Home shoppers today need to make more than $106,000 to comfortably afford a home, a new Zillow analysis finds.
That is 80 percent more than in January 2020, showing how the math has changed for hopeful buyers who are more often partnering with friends and family or “house hacking” their way to homeownership.
In 2020, a household earning $59,000 annually could comfortably afford the monthly mortgage on a typical U.S. home, spending no more than 30 percent of its income with a 10 percent down payment.
That was below the U.S. median income of about $66,000, meaning more than half of American households had the financial means to afford homeownership.

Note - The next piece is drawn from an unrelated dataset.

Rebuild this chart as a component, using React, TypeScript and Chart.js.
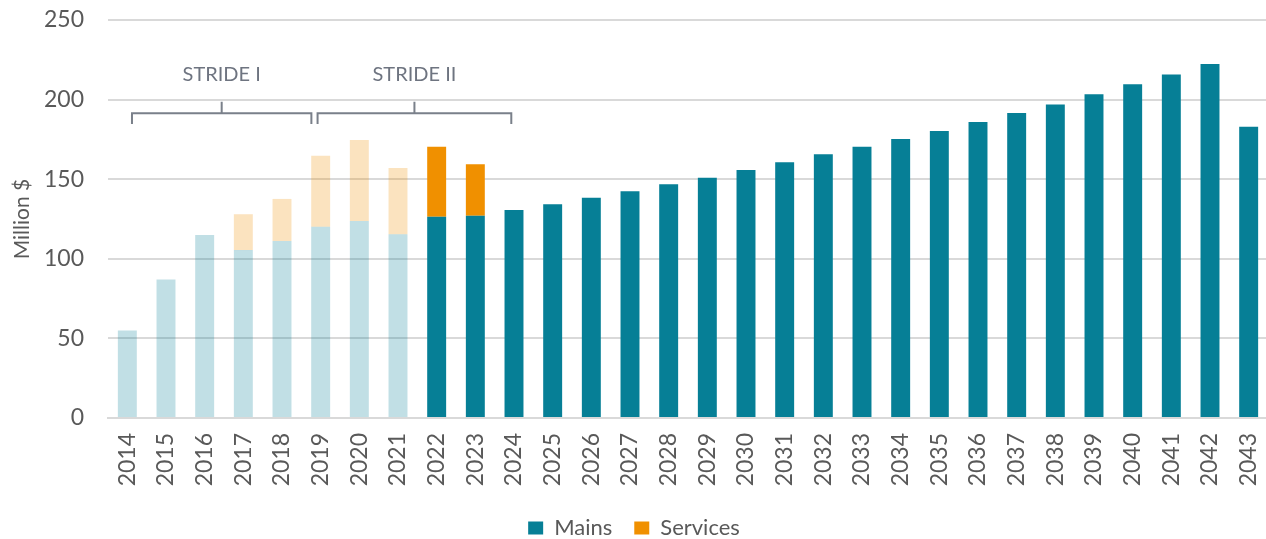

Now, the roughly $106,500 needed to comfortably afford a typical home is well above what a typical U.S. household earns each year, estimated at about $81,000, Zillow said.
“Housing costs have soared over the past four years as drastic hikes in home prices, mortgage rates and rent growth far outpaced wage gains,” Orphe Divounguy, a senior economist at Zillow, said in a release. “Buyers are getting creative to make a purchase pencil out, and long-distance movers are targeting less expensive and less competitive metros. Mortgage rates easing down has helped some, but the key to improving affordability long term is to build more homes.”
A monthly mortgage payment on a typical U.S. home has nearly doubled since January 2020, up 96.4 percent to $2,188 (assuming a 10 percent down payment). Home values have risen 42.4 percent in that time, with the typical U.S. home now worth about $343,000. Mortgage rates ended January 2020 near 3.5 percent, keeping the cost of a home affordable for most households that could manage the down payment. At the time of this analysis, mortgage rates were about 6.6 percent, according to Zillow.
For a household making the median income, it would take almost eight and a half years before they would have enough saved to put 10 percent down on a typical home, about a year longer than it would have in 2020.
With the cost of a mortgage rising, most millennial and Gen Z buyers say “house hacking” — the ability to rent out all or part of a home for extra cash — is very or extremely important. Co-buying with a friend or relative is another way to help with affordability, something 21 percent of last year's buyers reported doing.
Zillow data shows metro areas where a buyer could comfortably afford a typical home with the lowest income as Pittsburgh ($58,232 income needed to afford a home), Memphis, Tenn. ($69,976), Cleveland ($70,810), New Orleans ($74,048) and Birmingham, Ala. ($74,338).
The only major metros where a typical home is affordable to a household making the median income are Pittsburgh, St. Louis and Detroit.
There are seven markets among Zillow’s major metros where a household's income must be $200,000 or more to comfortably afford a typical home. The top four are in California: San Jose ($454,296), San Francisco ($339,864), Los Angeles ($279,250) and San Diego ($273,613).
Seattle ($213,984), the New York City metro area ($213,615) and Boston ($205,253) complete the list.